The flipside of the Hartlepool result is that the southeast is now more Labour-supporting. People are asking if this is where the party needs to focus, rather than trying to win back seats in the north

Starmer is hoping to answer some of the question of what he stands for with the appointment of Deborah Mattinson. A former colleague of Gordon Brown, she has written a book aiming to answer the issue Starmer needs to solve — Beyond the Red Wall: Why Labour Lost, How the Conservatives Won and What Will Happen Next? Her approach has been described as too apologetic. One Labour supporter says: “Why should people vote for us if we go around saying we suck and don’t inspire confidence that we can do better?”

The more charitable members of the party say that Starmer has a tough gig: “You can’t compete with a national vaccination programme. Boris Johnson is not seen a normal Tory — Keir is running against a Teflon politician, which is an extraordinary position to be in.”

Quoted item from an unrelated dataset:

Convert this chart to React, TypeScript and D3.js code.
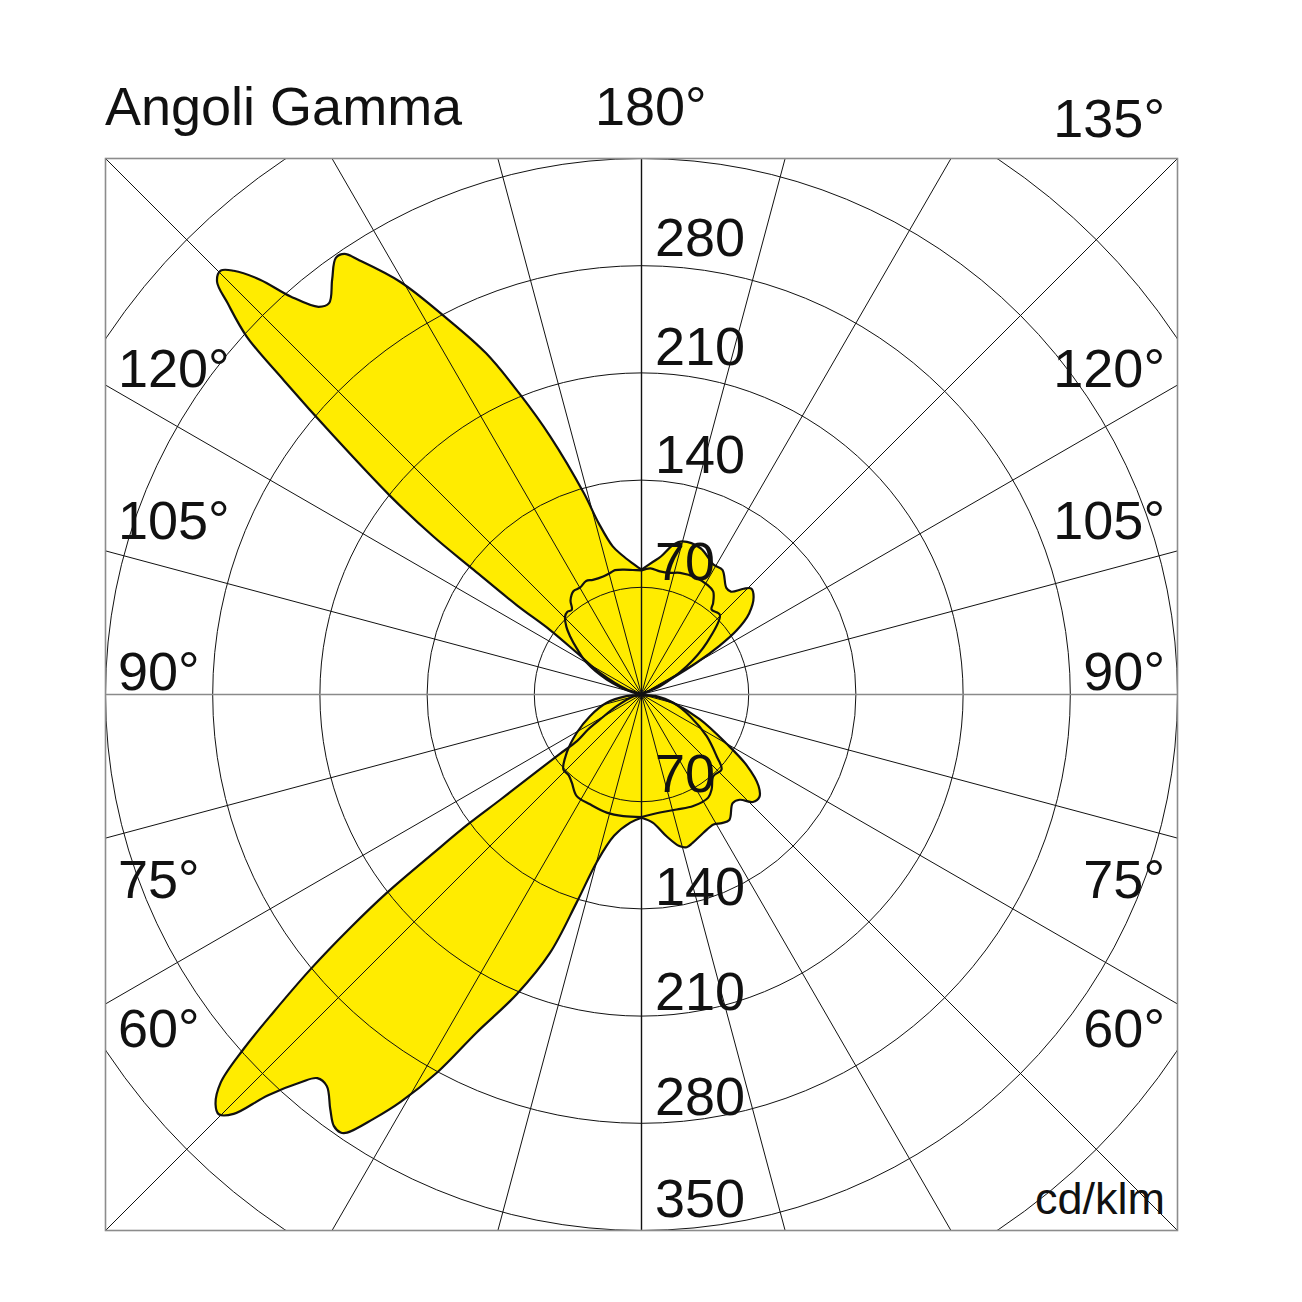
import React from 'react';
import * as d3 from 'd3';

// ---- grid values ----
const RING_VALUES = [70, 140, 210, 280, 350, 420];
const SPOKE_ANGLES = d3.range(0, 360, 15);
const UPPER_RING_LABELS = ['280', '210', '140', '70'];
const LOWER_RING_LABELS = ['70', '140', '210', '280', '350'];
const LEFT_ANGLE_LABELS = ['120°', '105°', '90°', '75°', '60°'];
const RIGHT_ANGLE_LABELS = ['135°', '120°', '105°', '90°', '75°', '60°'];
const TITLE = 'Angoli Gamma';
const TOP_LABEL = '180°';
const UNIT = 'cd/klm';

// ---- curve A (large lobes left, small lobes right) ----
// right side, lower half (gamma 0 -> 90)
const A_RL_G = [0, 5, 10, 14, 16.5, 19, 24, 29, 32, 35, 40, 43, 46, 49, 52, 56, 60, 67, 75, 82, 90];
const A_RL_V = [80.5, 84, 94, 102, 104, 102.5, 99, 97, 99, 100, 92.6, 94, 101, 102, 97, 83, 64, 41.5, 21.5, 8, 0];
// right side, upper half (gamma 90 -> 180)
const A_RU_G = [90, 115, 118, 120, 122, 124, 127, 131, 134, 136, 139, 141.5, 147, 151, 158, 165, 168, 172, 175, 180];
const A_RU_V = [0, 6, 21, 41.5, 60, 75, 88, 97, 99.6, 96, 89, 89, 97, 97, 103, 103.5, 100, 91, 87, 81.5];
// left side, upper half (gamma 180 -> 90)
const A_LU_G = [180, 176, 172, 169, 166, 164, 160.5, 158, 155.5, 152.5, 149.7, 147, 146, 145, 143.3, 141.4, 140.2, 138.6, 137.4, 136.1, 135.2, 134.2, 133.4, 132.2, 131.3, 130, 128.3, 127.2, 126.6, 125.6, 125.2, 122.8, 117.6, 109, 90];
const A_LU_V = [81.5, 86, 92, 98.5, 115, 137, 179, 211, 245, 278, 312, 338, 347, 348, 338, 327, 329.5, 346.5, 368, 384, 390, 386.6, 372, 348, 311, 262, 209, 170.6, 136.7, 100, 73, 50, 30.5, 10, 0];
// left side, lower half (gamma 90 -> 0)
const A_LL_G = [90, 76.8, 64.7, 59, 56.8, 54.2, 54, 53.6, 53.3, 53.2, 52.7, 52.1, 51.3, 50.3, 49.2, 48.3, 47.3, 46.1, 45.2, 44.2, 43, 41.3, 40.2, 38.8, 36.9, 35.5, 34.5, 33.9, 32.3, 30.6, 28.4, 26, 22.6, 19.5, 17.3, 15, 11, 5, 0];
const A_LL_V = [0, 5.7, 17.9, 31.6, 41.7, 52, 66.7, 89, 115, 141.4, 170.6, 210.6, 243.6, 281, 317.5, 348, 374, 386, 389, 382, 358, 337, 328, 328, 338.5, 346, 347, 344.7, 328, 309, 280.6, 245.5, 212, 179, 142, 113.7, 94, 84, 80.5];

// ---- curve B (cup shaped, near symmetric) ----
const B_RL_G = [0, 8.9, 17, 24.9, 32.9, 36.5, 41.3, 46.9, 50.6, 57.4, 65.9, 75.4, 84, 90];
const B_RL_V = [80, 78, 78.5, 80.3, 80.2, 77, 71, 71.6, 63.5, 50.5, 34.7, 21.5, 9, 0];
const B_RU_G = [90, 114, 122, 128.4, 135.5, 140.5, 142, 145.2, 149, 154.7, 162.4, 167, 171.5, 176, 180];
const B_RU_V = [0, 13.2, 34.8, 54.3, 73, 71.9, 76, 82, 83.5, 84.2, 83.3, 81.5, 81.3, 82.5, 81];
const B_LU_G = [180, 176, 172, 168, 165.5, 162, 157, 154, 150, 146.6, 143, 140.6, 138, 135.6, 132, 129.2, 125, 120, 113.3, 103, 90];
const B_LU_V = [81, 81.5, 82.4, 83, 82, 81, 81.3, 82.5, 80.5, 80.8, 77, 71.7, 72.5, 71.3, 66, 60.2, 51, 41.3, 24.7, 5.7, 0];
const B_LL_G = [90, 84, 76.6, 67.2, 59.4, 52.1, 46.2, 42, 38.3, 32.5, 25.1, 16.4, 8.5, 0];
const B_LL_V = [0, 10, 23.4, 36.5, 49.1, 61.9, 70.7, 71, 73.4, 78.7, 79.2, 80.4, 80.3, 80];

const W = 1302;
const CX = 641.5;
const CY = 694.5;
const FRAME = { x: 105.5, y: 158.5, w: 1072, h: 1072 };
const FONT = '"Liberation Sans", Arial, Helvetica, sans-serif';

const r = d3.scaleLinear().domain([0, 350]).range([0, 536]);
const rad = Math.PI / 180;

type Pt = [number, number];
function half(g: number[], v: number[], side: 'L' | 'R'): Pt[] {
  return g.map((gg, i) => [side === 'R' ? Math.PI - gg * rad : Math.PI + gg * rad, r(v[i])] as Pt);
}
function dedupe(pts: Pt[]): Pt[] {
  const out: Pt[] = [];
  pts.forEach((p) => {
    const last = out[out.length - 1];
    if (last && last[1] === 0 && p[1] === 0) return;
    out.push(p);
  });
  return out;
}

const radial = d3
  .lineRadial<Pt>()
  .angle((d) => d[0])
  .radius((d) => d[1])
  .curve(d3.curveCatmullRomClosed.alpha(0.5));

const curveA = dedupe([
  ...half(A_RL_G, A_RL_V, 'R'),
  ...half(A_RU_G, A_RU_V, 'R'),
  ...half(A_LU_G, A_LU_V, 'L'),
  ...half(A_LL_G, A_LL_V, 'L'),
]);
const curveB = dedupe([
  ...half(B_RL_G, B_RL_V, 'R'),
  ...half(B_RU_G, B_RU_V, 'R'),
  ...half(B_LU_G, B_LU_V, 'L'),
  ...half(B_LL_G, B_LL_V, 'L'),
]);

export default function App() {
  const pathA = radial(curveA) || '';
  const pathB = radial(curveB) || '';
  const upperY = [256, 365, 473, 580];
  const lowerY = [792, 905, 1010, 1115, 1217];
  const leftY = [387, 539, 690, 898, 1047];
  const rightY = [137, 387, 539, 690, 898, 1047];
  const fill = '#FFEC00';
  return (
    <svg
      width={W}
      height={W}
      viewBox={`0 0 ${W} ${W}`}
      style={{ position: 'absolute', left: 0, top: 0, background: '#fff' }}
    >
      <defs>
        <clipPath id="frameClip">
          <rect x={FRAME.x} y={FRAME.y} width={FRAME.w} height={FRAME.h} />
        </clipPath>
      </defs>
      <rect x={0} y={0} width={W} height={W} fill="#fff" />
      <g transform={`translate(${CX},${CY})`}>
        <path d={pathA} fill={fill} stroke="none" />
        <path d={pathB} fill={fill} stroke="none" />
      </g>
      <g clipPath="url(#frameClip)">
        <g transform={`translate(${CX},${CY})`}>
          {RING_VALUES.map((v) => (
            <circle key={v} r={r(v)} fill="none" stroke="#111" strokeWidth={1} />
          ))}
          {SPOKE_ANGLES.map((a) => {
            const len = 900;
            const x2 = Math.sin(a * rad) * len;
            const y2 = -Math.cos(a * rad) * len;
            const horiz = a === 90 || a === 270;
            const vert = a === 0 || a === 180;
            return (
              <line
                key={a}
                x1={0}
                y1={0}
                x2={x2}
                y2={y2}
                stroke={horiz ? '#8a8a8a' : '#111'}
                strokeWidth={horiz ? 1.6 : vert ? 1.4 : 1}
              />
            );
          })}
        </g>
      </g>
      <g transform={`translate(${CX},${CY})`}>
        <path d={pathA} fill="none" stroke="#111" strokeWidth={2.2} strokeLinejoin="round" />
        <path d={pathB} fill="none" stroke="#111" strokeWidth={2.2} strokeLinejoin="round" />
      </g>
      <rect
        x={FRAME.x}
        y={FRAME.y}
        width={FRAME.w}
        height={FRAME.h}
        fill="none"
        stroke="#8c8c8c"
        strokeWidth={1.6}
      />
      <g fontFamily={FONT} fill="#111" fontSize={54}>
        <text x={105} y={125}>{TITLE}</text>
        <text x={595} y={125}>{TOP_LABEL}</text>
        {UPPER_RING_LABELS.map((t, i) => (
          <text key={'u' + t} x={655} y={upperY[i]}>{t}</text>
        ))}
        {LOWER_RING_LABELS.map((t, i) => (
          <text key={'l' + t} x={655} y={lowerY[i]}>{t}</text>
        ))}
        {LEFT_ANGLE_LABELS.map((t, i) => (
          <text key={'L' + t} x={118} y={leftY[i]}>{t}</text>
        ))}
        {RIGHT_ANGLE_LABELS.map((t, i) => (
          <text key={'R' + t} x={1165} y={rightY[i]} textAnchor="end">{t}</text>
        ))}
        <text x={1165} y={1214} fontSize={45} textAnchor="end">{UNIT}</text>
      </g>
    </svg>
  );
}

Even Starmer expected the Tories to rise in the polls after the vaccine roll-out. Some say his team needs to be harsher with him, “to be more like Alastair Campbell was with Tony Blair, asking him how many Tories he was going to eat for breakfast every day”.

The taboo topic that is being raised tentatively inside Labour is, to what extent is it realistic to win back the voters who used to vote Labour? The flipside of Hartlepool’s loss is that London and the South-East are now more solidly Labour — does this mean that the natural supporters of the party have changed? Are the areas to focus on now places like Watford and Bedford, Tory towns with an increasingly young population who can’t afford to live in London?

In Manchester, Labour Mayor Andy Burnham is trying to focus on issues rather than people, while shaking off claims that he has his eye on the leadership. “This is a moment to move on and critique the Queen’s Speech, not look inwards,” he says. “How do we win back Hartlepool? By being bolder on things that really matter to people. Make a clear call on the Health and Care Bill that’s coming forward for a real living wage for everyone who works in social care in the country as a minimum. Labour needs to get back on bread-and-butter issues, core priorities that have the backing of the British public. We need proper plans to level up rather than more sloganising that we see from government.”

One advantage for Starmer is that there isn’t an obvious successor. The consensus is that he faces an impossible job. As well as keeping the Left happy and trying to appeal to a broad swath of the electorate, there’s still a lot of hurt among Jewish party members. “People were stung by anti-Semitism and they will not come back to supporting Labour unwaveringly immediately,” says a former member.

For now, Starmer’s position is safe because there is no clear alternative. In the long term, Sadiq Khan, Jess Philips, Andy Burnham and David Lammy are all ones to watch. But in the meantime Starmer will be acutely aware of Diane Abbott’s words last year: “Divided parties don’t win elections.”